Investigators picked through muddy wreckage Sunday as they sought to determine why an Amtrak train bound for Northern California derailed here, killing one passenger, injuring 90 and spurring residents from a dozen small farm towns to mobilize a midnight rescue.

The California Zephyr was heading from Chicago to Emeryville, its passengers dozing or playing cards or toasting St. Patrick's Day in the lounge when a jolt shook the train late Saturday night. Then the lights went out. With a screech and a lurch, several cars toppled down a steep embankment, while others tipped sideways or bounced off the rails.

"Total darkness," said Ben Mrugala, a passenger from Wisconsin. "Mass confusion."

Some passengers were thrown against the ceilings of their cars. Others felt their cabins tilt and found themselves walking on the walls as they scrambled in the dark to find an exit.

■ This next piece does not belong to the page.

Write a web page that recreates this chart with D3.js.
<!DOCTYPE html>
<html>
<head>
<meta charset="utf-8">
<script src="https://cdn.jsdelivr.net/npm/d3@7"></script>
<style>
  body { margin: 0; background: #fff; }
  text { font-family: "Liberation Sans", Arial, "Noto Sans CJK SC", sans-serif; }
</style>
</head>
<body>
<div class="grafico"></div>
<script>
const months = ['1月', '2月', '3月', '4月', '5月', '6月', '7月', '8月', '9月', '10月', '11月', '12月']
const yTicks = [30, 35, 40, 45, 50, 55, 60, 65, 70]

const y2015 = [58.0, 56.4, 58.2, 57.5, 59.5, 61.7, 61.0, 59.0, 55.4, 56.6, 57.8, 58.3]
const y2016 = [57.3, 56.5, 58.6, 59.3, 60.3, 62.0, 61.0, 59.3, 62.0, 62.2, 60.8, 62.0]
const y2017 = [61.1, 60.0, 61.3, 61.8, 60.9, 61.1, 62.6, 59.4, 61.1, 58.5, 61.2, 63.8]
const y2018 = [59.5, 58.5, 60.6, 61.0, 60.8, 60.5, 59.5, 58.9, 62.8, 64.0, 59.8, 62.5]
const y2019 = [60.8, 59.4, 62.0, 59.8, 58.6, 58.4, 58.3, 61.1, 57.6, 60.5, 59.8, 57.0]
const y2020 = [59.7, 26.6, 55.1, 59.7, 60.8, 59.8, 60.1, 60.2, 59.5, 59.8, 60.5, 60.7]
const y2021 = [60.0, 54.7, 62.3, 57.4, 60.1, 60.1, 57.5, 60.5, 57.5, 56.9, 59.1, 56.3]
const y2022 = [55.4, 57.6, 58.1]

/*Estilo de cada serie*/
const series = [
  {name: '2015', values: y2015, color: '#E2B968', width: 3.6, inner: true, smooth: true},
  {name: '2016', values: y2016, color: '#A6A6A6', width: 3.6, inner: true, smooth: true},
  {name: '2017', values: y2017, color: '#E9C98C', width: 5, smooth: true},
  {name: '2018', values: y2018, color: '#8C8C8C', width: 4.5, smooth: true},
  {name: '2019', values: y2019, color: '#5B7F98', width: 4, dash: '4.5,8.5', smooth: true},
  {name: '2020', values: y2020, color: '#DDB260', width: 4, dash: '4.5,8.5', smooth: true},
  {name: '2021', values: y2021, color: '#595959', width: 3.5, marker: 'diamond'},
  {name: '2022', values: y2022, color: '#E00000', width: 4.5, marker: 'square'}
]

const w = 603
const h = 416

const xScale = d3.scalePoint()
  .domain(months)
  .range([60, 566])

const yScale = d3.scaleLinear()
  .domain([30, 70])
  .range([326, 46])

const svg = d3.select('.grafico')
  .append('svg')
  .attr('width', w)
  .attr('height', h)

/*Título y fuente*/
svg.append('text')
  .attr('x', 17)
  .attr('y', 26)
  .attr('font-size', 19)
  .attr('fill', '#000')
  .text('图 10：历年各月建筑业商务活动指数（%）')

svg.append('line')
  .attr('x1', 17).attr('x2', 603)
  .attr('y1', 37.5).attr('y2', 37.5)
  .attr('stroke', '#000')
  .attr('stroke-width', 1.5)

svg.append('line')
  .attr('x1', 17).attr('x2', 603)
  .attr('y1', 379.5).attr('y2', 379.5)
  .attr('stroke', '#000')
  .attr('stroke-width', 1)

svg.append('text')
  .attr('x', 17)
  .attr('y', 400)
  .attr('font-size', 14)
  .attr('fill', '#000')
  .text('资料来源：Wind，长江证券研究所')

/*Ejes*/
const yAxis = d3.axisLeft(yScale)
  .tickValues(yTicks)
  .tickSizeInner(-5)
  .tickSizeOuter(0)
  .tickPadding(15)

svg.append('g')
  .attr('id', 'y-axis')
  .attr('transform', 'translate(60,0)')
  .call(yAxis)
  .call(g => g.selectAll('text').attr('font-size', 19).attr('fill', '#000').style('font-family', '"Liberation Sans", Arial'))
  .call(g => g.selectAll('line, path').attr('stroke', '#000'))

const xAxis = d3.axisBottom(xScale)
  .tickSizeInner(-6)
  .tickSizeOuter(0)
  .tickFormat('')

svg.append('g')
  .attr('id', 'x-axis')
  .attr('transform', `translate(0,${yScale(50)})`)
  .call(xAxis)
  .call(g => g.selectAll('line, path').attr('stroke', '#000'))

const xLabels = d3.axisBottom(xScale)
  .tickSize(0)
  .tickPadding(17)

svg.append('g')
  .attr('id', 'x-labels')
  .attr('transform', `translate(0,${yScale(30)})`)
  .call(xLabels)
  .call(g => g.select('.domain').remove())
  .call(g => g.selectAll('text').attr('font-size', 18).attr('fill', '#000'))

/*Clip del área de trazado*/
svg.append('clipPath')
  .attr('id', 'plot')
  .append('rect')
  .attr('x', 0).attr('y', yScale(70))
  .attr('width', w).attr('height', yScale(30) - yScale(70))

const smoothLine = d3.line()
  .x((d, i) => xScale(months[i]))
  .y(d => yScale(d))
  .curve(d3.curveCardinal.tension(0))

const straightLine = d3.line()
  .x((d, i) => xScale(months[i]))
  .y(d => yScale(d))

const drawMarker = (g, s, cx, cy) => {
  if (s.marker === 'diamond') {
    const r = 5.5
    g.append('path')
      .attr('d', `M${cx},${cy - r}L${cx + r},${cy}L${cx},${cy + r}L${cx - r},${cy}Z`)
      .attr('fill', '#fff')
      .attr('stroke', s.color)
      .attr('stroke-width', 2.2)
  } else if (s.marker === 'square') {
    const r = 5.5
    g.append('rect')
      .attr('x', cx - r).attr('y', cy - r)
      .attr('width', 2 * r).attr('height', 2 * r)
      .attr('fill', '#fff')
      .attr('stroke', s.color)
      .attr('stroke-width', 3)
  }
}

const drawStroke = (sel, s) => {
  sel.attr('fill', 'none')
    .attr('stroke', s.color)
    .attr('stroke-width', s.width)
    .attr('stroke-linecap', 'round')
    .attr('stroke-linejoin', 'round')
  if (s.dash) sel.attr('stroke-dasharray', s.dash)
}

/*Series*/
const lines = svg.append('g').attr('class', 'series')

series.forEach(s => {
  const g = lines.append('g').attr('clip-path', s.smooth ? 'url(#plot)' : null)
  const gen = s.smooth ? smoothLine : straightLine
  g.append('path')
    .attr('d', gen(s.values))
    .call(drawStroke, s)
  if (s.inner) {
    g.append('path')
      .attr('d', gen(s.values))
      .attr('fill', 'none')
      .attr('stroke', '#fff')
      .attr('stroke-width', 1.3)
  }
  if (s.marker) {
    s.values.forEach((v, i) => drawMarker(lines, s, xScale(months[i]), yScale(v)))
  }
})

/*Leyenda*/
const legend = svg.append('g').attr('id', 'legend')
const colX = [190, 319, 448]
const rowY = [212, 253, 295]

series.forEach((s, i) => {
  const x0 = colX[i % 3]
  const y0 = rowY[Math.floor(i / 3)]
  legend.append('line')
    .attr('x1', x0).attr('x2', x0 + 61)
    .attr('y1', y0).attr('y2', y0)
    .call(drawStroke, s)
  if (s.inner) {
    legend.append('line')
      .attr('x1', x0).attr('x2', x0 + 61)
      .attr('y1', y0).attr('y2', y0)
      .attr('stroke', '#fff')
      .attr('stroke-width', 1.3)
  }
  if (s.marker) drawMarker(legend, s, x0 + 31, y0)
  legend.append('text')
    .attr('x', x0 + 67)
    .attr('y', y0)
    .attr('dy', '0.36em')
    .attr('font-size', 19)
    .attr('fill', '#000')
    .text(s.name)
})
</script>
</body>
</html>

"I felt a little jiggle and then the brakes went on, hard," said John Connair, who was heading to Colorado for a ski vacation with his wife and their three children. "You could hear the gravel, the wood, the metal all tearing apart. We bounced off the walls. It went on and on."

All 15 cars and two locomotives derailed. The wreckage stretched for a quarter of a mile.

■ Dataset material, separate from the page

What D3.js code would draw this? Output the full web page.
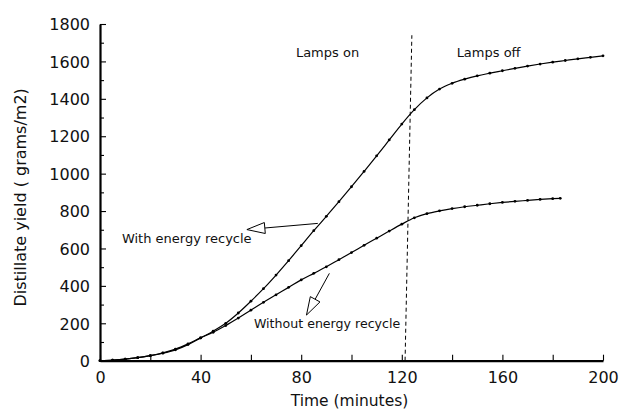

"The way the train looked, I'm still amazed there weren't more injuries," said Larry Pond, chief of the volunteer fire department in the nearby town of Nodaway.

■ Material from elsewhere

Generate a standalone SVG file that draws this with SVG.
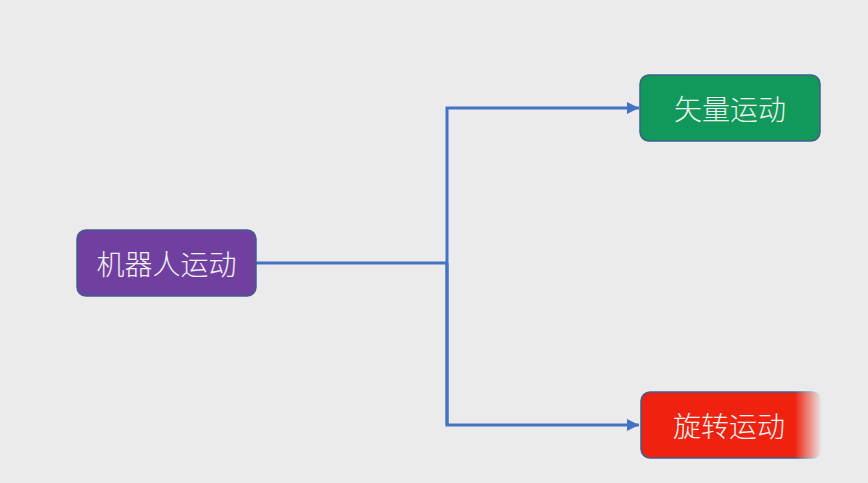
<svg xmlns="http://www.w3.org/2000/svg" width="868" height="483" viewBox="0 0 868 483">
<style>
.box{stroke:#3f5f8a;stroke-width:1.5}
.lbl{font-family:"Noto Sans CJK SC","Noto Sans",sans-serif;font-size:28px;font-weight:300;fill:#f2f2f2;text-anchor:middle;dominant-baseline:central}
.conn{fill:none;stroke:#4472c4;stroke-width:3}
</style>
<defs>
<marker id="arr" viewBox="0 0 10 10" refX="10" refY="5" markerWidth="4" markerHeight="4" orient="auto" markerUnits="strokeWidth">
<path d="M0,0 L10,5 L0,10 z" fill="#4472c4"/>
</marker>
<linearGradient id="fadeG" gradientUnits="userSpaceOnUse" x1="795" y1="0" x2="822" y2="0">
<stop offset="0" stop-color="#fff"/>
<stop offset="1" stop-color="#000"/>
</linearGradient>
<mask id="fadeM" maskUnits="userSpaceOnUse" x="630" y="380" width="210" height="90">
<rect x="630" y="380" width="210" height="90" fill="url(#fadeG)"/>
</mask>
</defs>
<rect width="868" height="483" fill="#ebebeb"/>
<g id="connectors">
<path class="conn" d="M256,263 H447"/>
<path class="conn" d="M447,425 V108 H639" marker-end="url(#arr)"/>
<path class="conn" d="M447,263 V425 H639" marker-end="url(#arr)"/>
</g>
<g id="node-robot">
<rect class="box" x="77" y="230" width="179" height="66" rx="9" fill="#7040a0"/>
<text class="lbl" x="166.5" y="263">机器人运动</text>
</g>
<g id="node-vector">
<rect class="box" x="640" y="75" width="180" height="66" rx="9" fill="#10995a"/>
<text class="lbl" x="730" y="108">矢量运动</text>
</g>
<g id="node-rotate">
<rect class="box" x="641" y="392" width="180" height="66" rx="9" fill="#ef2210" mask="url(#fadeM)"/>
<text class="lbl" x="729" y="425">旋转运动</text>
</g>
</svg>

In fact, only seven passengers were hospitalized, three in serious condition. Most of the injuries were minor.

Amtrak did not confirm the name of the passenger killed, but the Associated Press identified her as Stella Riehl, 69, of Colorado Springs, Colo. Her son, Charlie Romstad, 46, told the news service that she was traveling home from Des Moines with the ashes of her brother, who died recently.

Rescue workers said the passengers seemed amazingly calm as they crawled over the tumble of luggage and into the frosty night. A few had "a quiver in their voice," Pond said, but there was no screaming, no hysteria. "They were kind of quiet," Connair said. "Confused."

The National Transportation Safety Board is investigating the cause of the crash, which occurred about 75 miles southwest of Des Moines on a clear night, on a straight stretch of track.

The Zephyr was traveling about 50 mph, much slower than the 80 mph speed limit because the train's whistle was broken and the train had slowed down for a grade crossing about two miles up the tracks, according to Ted Turpin, the NTSB's investigator in charge.

The tracks at the derailment site were broken, and investigators were looking into the possibility that they were damaged prior to the accident.

The Zephyr that derailed amid the cornfields of Adams County was carrying 15 crew members and 195 passengers, including a group of Des Moines high school students heading west for a spring break ski trip.

Getting those aboard out of the wreckage took some doing.

The Adams County Sheriff's Department took control. But it has only four members _ including the sheriff. So a major volunteer effort was mobilized.

Volunteer firefighters and ambulance drivers from 13 tiny towns rushed to the scene. Others raced to the Nodaway Community Center, where they dipped into the stash of Bingo Night goodies to set up hot dogs, ham, cheese and hot drinks for the victims. A hospital dropped off stacks of blankets. The local grocer pitched in with hot dog buns and sandwich bread.